Who cares about Blu-ray on Macs?
Tuesday, September 30, 2008 - 10:29 AM EDT Apple's iTunes Store "is the largest retailer of music in the world and when Apple announces that customers are now renting over 50,000 movies and TV shows per day, and you'll get a sense of why Apple is stalling on Blu-ray," Danny Gorog writes for APC Magazine."There's likely to be one winner in the HD space, and the less legitimacy Apple (who is the leader in the video production space via its Final Cut franchise) gives to Blu-ray, the less likely the format is to succeed," Gorog writes.
"In Apple's world of course, all media should come via the iTunes cloud. And if it doesn't come from iTunes it should be created or ripped by the user. In Apple's world, the more media that consumers purchase from iTunes, the more powerful and valuable its formats, platform and hardware proposition becomes," Gorog writes.
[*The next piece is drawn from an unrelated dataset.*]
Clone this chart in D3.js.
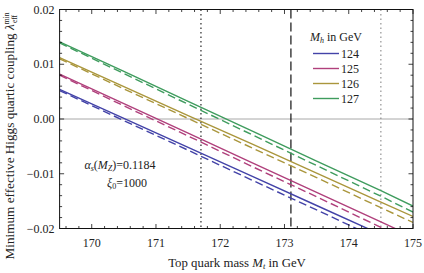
<!DOCTYPE html>
<html>
<head>
<meta charset="UTF-8">
<script src="https://d3js.org/d3.v7.min.js"></script>
<style>
  body { margin: 0; background: #fff; }
  text { font-family: "Liberation Serif", "DejaVu Serif", serif; font-size: 12px; fill: #222; }
  .title { font-size: 12.8px; }
</style>
</head>
<body>
<svg width="424" height="273"></svg>
<script>
// data
const mt = [169.5, 170.5, 171.5, 172.5, 173.5, 174.5, 175];
const higgsMasses = ["124", "125", "126", "127"];
const colors = ["#4343a8", "#b0407c", "#aa963c", "#3f9c5e"];
const solid = [
  [0.0054, 0.0001, -0.0052, -0.0105, -0.0158, -0.0211, -0.0238],
  [0.0082, 0.0028, -0.0026, -0.0080, -0.0134, -0.0188, -0.0215],
  [0.0112, 0.0059, 0.0006, -0.0046, -0.0099, -0.0152, -0.0178],
  [0.0141, 0.0087, 0.0032, -0.0022, -0.0077, -0.0131, -0.0159]
];
const dashed = [
  [0.0052, -0.0003, -0.0057, -0.0112, -0.0166, -0.0221, -0.0249],
  [0.0080, 0.0024, -0.0031, -0.0087, -0.0142, -0.0198, -0.0226],
  [0.0110, 0.0055, 0.0001, -0.0053, -0.0107, -0.0162, -0.0189],
  [0.0139, 0.0083, 0.0027, -0.0029, -0.0085, -0.0141, -0.0170]
];
const xTicks = [170, 171, 172, 173, 174, 175];
const yTicks = [0.02, 0.01, 0.00, -0.01, -0.02];
const vLines = [171.7, 173.1, 174.5];

const svg = d3.select("svg");
const pl = 59.6, pr = 413, pt = 9.5, pb = 228.5;

const x = d3.scaleLinear().domain([169.5, 175]).range([pl, pr]);
const y = d3.scaleLinear().domain([-0.02, 0.02]).range([pb, pt]);

const defs = svg.append("defs");
defs.append("clipPath").attr("id", "clip")
  .append("rect").attr("x", pl).attr("y", pt)
  .attr("width", pr - pl).attr("height", pb - pt);

const plot = svg.append("g").attr("clip-path", "url(#clip)");

// zero line
plot.append("line")
  .attr("x1", pl).attr("x2", pr)
  .attr("y1", y(0)).attr("y2", y(0))
  .attr("stroke", "#a8a8a8").attr("stroke-width", 1);

// vertical reference lines
plot.append("line")
  .attr("x1", x(vLines[0])).attr("x2", x(vLines[0]))
  .attr("y1", pt).attr("y2", pb)
  .attr("stroke", "#111").attr("stroke-width", 1.1)
  .attr("stroke-dasharray", "1.5,3");
plot.append("line")
  .attr("x1", x(vLines[1])).attr("x2", x(vLines[1]))
  .attr("y1", pt).attr("y2", pb)
  .attr("stroke", "#111").attr("stroke-width", 1.2)
  .attr("stroke-dasharray", "9,4");
plot.append("line")
  .attr("x1", x(vLines[2])).attr("x2", x(vLines[2]))
  .attr("y1", pt).attr("y2", pb)
  .attr("stroke", "#888").attr("stroke-width", 1.1)
  .attr("stroke-dasharray", "1.5,3");

const line = d3.line().x((d, i) => x(mt[i])).y(d => y(d));

higgsMasses.forEach((m, k) => {
  plot.append("path").datum(dashed[k])
    .attr("d", line).attr("fill", "none")
    .attr("stroke", colors[k]).attr("stroke-width", 1.4)
    .attr("stroke-dasharray", "8,4");
  plot.append("path").datum(solid[k])
    .attr("d", line).attr("fill", "none")
    .attr("stroke", colors[k]).attr("stroke-width", 1.4);
});

// frame
svg.append("rect")
  .attr("x", pl).attr("y", pt)
  .attr("width", pr - pl).attr("height", pb - pt)
  .attr("fill", "none").attr("stroke", "#111").attr("stroke-width", 1);

// ticks (inward, all four sides)
const xMinor = d3.range(169.6, 175.01, 0.2);
const yMinor = d3.range(-0.02, 0.02001, 0.002);
const tk = svg.append("g").attr("stroke", "#111").attr("stroke-width", 0.8);
xMinor.forEach(v => {
  const major = Math.abs(v - Math.round(v)) < 1e-6;
  const len = major ? 4.5 : 2.5;
  tk.append("line").attr("x1", x(v)).attr("x2", x(v)).attr("y1", pb).attr("y2", pb - len);
  tk.append("line").attr("x1", x(v)).attr("x2", x(v)).attr("y1", pt).attr("y2", pt + len);
});
yMinor.forEach(v => {
  const major = Math.abs(v * 100 - Math.round(v * 100)) < 1e-6;
  const len = major ? 4.5 : 2.5;
  tk.append("line").attr("y1", y(v)).attr("y2", y(v)).attr("x1", pl).attr("x2", pl + len);
  tk.append("line").attr("y1", y(v)).attr("y2", y(v)).attr("x1", pr).attr("x2", pr - len);
});

// tick labels
svg.append("g").selectAll("text").data(xTicks).join("text")
  .attr("x", d => x(d)).attr("y", pb + 18)
  .attr("text-anchor", "middle").text(d => d);
svg.append("g").selectAll("text").data(yTicks).join("text")
  .attr("x", pl - 5).attr("y", d => y(d) + 4)
  .attr("text-anchor", "end")
  .text(d => d3.format(".2f")(d).replace("-", "\u2212"));

// axis titles
const xt = svg.append("text").attr("class", "title").attr("x", 237).attr("y", 267).attr("text-anchor", "middle");
xt.append("tspan").text("Top quark mass ");
xt.append("tspan").attr("font-style", "italic").text("M");
xt.append("tspan").attr("font-style", "italic").attr("font-size", 8.5).attr("dy", 2).text("t");
xt.append("tspan").attr("dy", -2).text(" in GeV");

const yt = svg.append("text").attr("class", "title").attr("transform", "translate(14,136) rotate(-90)")
  .attr("text-anchor", "middle").style("font-size", "13.2px");
yt.append("tspan").text("Minimum effective Higgs quartic coupling ");
yt.append("tspan").attr("font-style", "italic").text("\u03bb");
yt.append("tspan").attr("font-size", 7.5).attr("dy", -5).text("min");
yt.append("tspan").attr("font-size", 7.5).attr("dx", -10.5).attr("dy", 8).text("eff");

// annotations
const a1 = svg.append("text").attr("x", 120).attr("y", 169).attr("text-anchor", "middle");
a1.append("tspan").attr("font-style", "italic").text("\u03b1");
a1.append("tspan").attr("font-style", "italic").attr("font-size", 8).attr("dy", 2).text("s");
a1.append("tspan").attr("dy", -2).text("(");
a1.append("tspan").attr("font-style", "italic").text("M");
a1.append("tspan").attr("font-style", "italic").attr("font-size", 8).attr("dy", 2).text("Z");
a1.append("tspan").attr("dy", -2).text(")=0.1184");
const a2 = svg.append("text").attr("x", 127).attr("y", 187).attr("text-anchor", "middle");
a2.append("tspan").attr("font-style", "italic").text("\u03be");
a2.append("tspan").attr("font-size", 8).attr("dy", 2).text("0");
a2.append("tspan").attr("dy", -2).text("=1000");

// legend
const lg = svg.append("g");
const lt = lg.append("text").attr("x", 336).attr("y", 41).attr("text-anchor", "middle");
lt.append("tspan").attr("font-style", "italic").text("M");
lt.append("tspan").attr("font-style", "italic").attr("font-size", 8).attr("dy", 2).text("h");
lt.append("tspan").attr("dy", -2).text(" in GeV");
higgsMasses.forEach((m, k) => {
  const yy = 53.5 + k * 15;
  lg.append("line").attr("x1", 313).attr("x2", 339).attr("y1", yy).attr("y2", yy)
    .attr("stroke", colors[k]).attr("stroke-width", 1.4);
  lg.append("text").attr("x", 341).attr("y", yy + 4).text(m);
});
</script>
</body>
</html>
"Apple is stalling on Blu-ray for as long as it can, and consumers don't care. The longer Apple can hold off Blu-ray the better its chances of dominating the market for video and TV show downloads, like it does for music," Gorog writes.
Full article here.

I disagree. People are going to go blu-ray anyway. Whenever you compare a real HD movie on Blu-ray with the "HD" content you download from iTunes, there's no comparison. This is not to say that iTunes movie downloads won't be successful. There's plenty of room for mediocrity in the world -- just look at how many Windows machines there are.
Which is going to look better:
* 2 hour movie in h.264 at 1920x1080 and 1GB file size
or
* 2 hour movie in h.264 at 1920x1080 and 30GB file size
All of you who say the downloaded version is good enough, to be consistent, should also agree that 128k mp3 is good enough.